Begin with the first line and repeat exactly through the line containing "plt.rcParams['axes.unicode_minus'] = False"; leave every image out.

____ SUPPLIED DATA

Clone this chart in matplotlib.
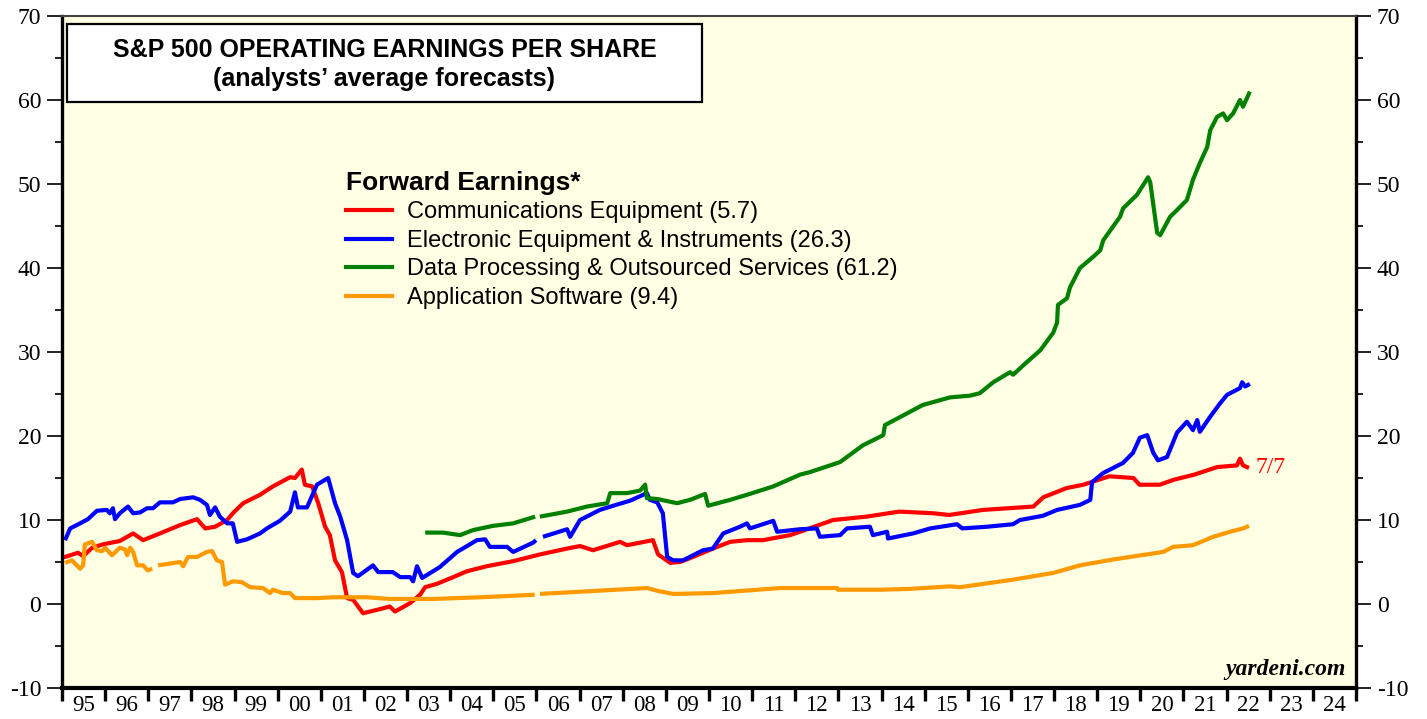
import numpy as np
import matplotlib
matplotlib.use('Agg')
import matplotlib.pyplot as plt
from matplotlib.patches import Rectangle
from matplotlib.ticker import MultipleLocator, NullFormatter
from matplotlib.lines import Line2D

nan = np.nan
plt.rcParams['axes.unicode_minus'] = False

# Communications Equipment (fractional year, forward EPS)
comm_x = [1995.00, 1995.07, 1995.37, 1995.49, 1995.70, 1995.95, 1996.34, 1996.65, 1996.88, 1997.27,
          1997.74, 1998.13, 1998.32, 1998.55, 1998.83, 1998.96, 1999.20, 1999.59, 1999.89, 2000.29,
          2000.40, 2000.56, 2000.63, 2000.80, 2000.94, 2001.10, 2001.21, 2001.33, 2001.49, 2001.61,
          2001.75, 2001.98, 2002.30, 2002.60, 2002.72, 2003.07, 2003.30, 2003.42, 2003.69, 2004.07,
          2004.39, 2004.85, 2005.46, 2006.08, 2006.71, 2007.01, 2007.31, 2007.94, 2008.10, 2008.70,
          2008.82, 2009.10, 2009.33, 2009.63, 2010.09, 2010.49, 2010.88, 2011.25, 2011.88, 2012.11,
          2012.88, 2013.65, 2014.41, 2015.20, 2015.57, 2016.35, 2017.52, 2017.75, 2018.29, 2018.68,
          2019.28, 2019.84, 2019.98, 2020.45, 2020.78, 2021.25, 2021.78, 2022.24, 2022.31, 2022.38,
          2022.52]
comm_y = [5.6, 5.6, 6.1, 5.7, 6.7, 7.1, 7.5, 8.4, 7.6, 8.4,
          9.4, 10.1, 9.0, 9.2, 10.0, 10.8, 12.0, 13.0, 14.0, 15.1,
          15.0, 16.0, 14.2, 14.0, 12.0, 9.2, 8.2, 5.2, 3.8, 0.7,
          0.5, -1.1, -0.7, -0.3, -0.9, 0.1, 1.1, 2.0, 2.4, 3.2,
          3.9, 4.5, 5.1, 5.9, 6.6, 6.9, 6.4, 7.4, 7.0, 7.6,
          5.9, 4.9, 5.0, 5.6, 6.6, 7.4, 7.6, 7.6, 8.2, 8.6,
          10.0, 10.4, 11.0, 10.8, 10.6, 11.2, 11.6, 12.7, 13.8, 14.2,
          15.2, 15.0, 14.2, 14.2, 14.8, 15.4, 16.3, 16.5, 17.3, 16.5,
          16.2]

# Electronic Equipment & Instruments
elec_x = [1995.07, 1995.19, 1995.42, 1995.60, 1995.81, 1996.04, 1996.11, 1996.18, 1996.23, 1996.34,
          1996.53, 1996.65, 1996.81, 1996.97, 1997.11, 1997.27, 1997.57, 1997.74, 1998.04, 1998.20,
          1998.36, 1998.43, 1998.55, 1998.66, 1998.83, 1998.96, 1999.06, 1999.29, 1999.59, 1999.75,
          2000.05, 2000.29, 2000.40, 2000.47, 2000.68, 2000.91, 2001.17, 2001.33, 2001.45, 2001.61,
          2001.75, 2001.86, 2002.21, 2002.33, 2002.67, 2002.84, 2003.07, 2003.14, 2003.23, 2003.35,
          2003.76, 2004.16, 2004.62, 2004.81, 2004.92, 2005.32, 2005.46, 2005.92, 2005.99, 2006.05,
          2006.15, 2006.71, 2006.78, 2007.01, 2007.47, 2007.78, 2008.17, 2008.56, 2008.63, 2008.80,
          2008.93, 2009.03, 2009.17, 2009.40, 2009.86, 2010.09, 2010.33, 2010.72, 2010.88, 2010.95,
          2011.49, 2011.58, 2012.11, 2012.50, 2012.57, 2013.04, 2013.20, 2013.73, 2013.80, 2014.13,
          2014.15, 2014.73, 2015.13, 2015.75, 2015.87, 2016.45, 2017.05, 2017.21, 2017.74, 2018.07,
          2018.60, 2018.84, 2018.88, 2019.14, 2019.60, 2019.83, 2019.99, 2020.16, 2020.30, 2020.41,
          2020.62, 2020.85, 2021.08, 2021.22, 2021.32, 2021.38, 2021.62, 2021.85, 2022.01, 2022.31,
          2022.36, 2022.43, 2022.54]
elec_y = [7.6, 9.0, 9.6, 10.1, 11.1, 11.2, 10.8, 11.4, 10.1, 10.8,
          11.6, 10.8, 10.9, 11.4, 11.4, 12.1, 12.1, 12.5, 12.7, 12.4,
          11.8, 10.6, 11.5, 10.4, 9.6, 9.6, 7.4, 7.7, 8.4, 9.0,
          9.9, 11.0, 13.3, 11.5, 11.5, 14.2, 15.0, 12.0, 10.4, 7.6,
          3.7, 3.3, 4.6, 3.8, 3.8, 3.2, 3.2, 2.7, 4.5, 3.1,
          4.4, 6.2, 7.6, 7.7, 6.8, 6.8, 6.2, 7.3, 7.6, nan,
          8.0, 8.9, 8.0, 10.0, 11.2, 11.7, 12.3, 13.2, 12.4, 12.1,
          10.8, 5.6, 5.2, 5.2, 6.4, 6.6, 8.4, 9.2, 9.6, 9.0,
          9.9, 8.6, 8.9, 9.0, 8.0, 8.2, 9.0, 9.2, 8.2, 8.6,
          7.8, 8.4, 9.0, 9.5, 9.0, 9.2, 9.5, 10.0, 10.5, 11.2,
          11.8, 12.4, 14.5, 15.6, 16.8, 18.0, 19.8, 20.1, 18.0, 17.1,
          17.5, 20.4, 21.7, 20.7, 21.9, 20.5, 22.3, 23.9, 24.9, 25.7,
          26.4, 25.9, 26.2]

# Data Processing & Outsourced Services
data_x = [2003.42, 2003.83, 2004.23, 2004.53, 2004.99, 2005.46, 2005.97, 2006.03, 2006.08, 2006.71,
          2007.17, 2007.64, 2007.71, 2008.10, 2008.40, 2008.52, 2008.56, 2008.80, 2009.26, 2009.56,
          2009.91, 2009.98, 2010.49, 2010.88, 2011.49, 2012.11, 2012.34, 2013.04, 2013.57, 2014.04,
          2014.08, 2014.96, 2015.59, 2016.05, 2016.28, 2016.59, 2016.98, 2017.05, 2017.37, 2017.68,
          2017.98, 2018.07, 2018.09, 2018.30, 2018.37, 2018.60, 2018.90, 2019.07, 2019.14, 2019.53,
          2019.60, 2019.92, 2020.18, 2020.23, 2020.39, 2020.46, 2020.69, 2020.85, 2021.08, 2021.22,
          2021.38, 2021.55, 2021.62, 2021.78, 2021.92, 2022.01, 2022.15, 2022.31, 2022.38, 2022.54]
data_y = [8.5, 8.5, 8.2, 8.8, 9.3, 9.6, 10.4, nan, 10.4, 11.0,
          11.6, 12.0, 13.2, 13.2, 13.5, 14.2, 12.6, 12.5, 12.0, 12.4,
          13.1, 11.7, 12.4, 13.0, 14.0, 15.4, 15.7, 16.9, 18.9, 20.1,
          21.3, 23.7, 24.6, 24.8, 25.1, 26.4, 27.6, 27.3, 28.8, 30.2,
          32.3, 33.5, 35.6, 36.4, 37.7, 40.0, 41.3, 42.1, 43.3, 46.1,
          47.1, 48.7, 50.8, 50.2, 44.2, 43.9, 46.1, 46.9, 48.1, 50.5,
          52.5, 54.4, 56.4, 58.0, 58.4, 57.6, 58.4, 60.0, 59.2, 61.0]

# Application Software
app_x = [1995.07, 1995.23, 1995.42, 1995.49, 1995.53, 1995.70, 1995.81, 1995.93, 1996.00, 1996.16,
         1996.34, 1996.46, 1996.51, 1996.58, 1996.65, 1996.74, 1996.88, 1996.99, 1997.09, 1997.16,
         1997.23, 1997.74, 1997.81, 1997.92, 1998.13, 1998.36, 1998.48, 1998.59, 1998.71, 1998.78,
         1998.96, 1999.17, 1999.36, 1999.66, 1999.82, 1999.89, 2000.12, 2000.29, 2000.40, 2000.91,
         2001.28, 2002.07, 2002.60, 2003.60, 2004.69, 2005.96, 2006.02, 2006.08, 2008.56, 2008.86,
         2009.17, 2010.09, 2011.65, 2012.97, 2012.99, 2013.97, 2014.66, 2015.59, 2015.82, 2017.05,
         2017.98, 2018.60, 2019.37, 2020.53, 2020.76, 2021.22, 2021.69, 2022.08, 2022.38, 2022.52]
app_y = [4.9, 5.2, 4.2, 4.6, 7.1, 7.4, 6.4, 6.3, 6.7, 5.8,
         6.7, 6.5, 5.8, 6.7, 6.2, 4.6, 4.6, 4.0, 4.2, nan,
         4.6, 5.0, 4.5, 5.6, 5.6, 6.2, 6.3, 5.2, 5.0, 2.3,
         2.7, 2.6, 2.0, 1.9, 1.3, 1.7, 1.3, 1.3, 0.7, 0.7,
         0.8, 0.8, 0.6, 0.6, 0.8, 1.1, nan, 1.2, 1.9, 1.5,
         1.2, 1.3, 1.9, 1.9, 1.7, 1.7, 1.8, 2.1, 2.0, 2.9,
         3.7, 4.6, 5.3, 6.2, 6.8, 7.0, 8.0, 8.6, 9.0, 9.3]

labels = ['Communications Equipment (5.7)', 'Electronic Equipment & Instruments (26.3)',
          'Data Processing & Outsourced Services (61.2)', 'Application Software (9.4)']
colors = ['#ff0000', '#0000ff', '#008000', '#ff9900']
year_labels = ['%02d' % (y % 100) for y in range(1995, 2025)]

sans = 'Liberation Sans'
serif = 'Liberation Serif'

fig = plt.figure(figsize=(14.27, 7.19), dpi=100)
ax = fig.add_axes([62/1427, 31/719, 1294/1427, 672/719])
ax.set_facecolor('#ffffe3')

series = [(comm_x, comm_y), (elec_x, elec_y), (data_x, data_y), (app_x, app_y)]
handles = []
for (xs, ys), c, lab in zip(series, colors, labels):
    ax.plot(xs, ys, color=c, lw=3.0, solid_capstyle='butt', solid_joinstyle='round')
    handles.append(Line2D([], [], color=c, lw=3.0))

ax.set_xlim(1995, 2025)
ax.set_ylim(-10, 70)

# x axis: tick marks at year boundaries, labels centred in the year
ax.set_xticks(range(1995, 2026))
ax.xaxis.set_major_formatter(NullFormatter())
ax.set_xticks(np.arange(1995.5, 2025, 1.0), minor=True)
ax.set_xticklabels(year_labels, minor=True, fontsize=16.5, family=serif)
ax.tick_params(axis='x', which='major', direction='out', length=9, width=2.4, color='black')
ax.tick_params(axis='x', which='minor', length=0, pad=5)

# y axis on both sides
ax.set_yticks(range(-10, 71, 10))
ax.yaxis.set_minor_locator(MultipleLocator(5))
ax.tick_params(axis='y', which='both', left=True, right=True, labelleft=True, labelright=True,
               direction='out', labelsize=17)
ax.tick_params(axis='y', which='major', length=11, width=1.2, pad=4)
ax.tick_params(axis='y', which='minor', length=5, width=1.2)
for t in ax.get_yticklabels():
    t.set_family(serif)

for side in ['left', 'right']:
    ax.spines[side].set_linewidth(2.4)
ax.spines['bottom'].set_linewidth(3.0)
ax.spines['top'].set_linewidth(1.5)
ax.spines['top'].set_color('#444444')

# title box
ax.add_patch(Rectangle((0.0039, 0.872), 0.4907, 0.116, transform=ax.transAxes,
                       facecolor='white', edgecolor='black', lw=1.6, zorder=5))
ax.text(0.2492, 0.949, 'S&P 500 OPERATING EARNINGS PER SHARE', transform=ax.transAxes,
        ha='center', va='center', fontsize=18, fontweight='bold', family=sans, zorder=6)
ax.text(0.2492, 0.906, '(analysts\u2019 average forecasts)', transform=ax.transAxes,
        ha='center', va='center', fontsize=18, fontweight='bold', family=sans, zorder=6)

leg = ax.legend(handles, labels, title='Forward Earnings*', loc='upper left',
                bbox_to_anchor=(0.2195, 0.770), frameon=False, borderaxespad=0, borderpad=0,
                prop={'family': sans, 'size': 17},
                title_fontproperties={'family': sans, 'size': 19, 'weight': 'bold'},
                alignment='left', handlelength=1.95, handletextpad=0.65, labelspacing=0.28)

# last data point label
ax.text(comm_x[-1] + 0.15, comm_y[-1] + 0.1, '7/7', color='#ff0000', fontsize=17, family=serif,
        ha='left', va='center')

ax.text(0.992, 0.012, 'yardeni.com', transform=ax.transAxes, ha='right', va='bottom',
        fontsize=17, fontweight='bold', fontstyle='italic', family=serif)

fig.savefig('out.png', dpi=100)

________

SOLUTION FOR THIS PROBLEM.
Clone this chart in matplotlib.
import numpy as np
import matplotlib
matplotlib.use('Agg')
import matplotlib.pyplot as plt
from matplotlib.patches import Rectangle
from matplotlib.ticker import MultipleLocator, NullFormatter
from matplotlib.lines import Line2D

nan = np.nan
plt.rcParams['axes.unicode_minus'] = False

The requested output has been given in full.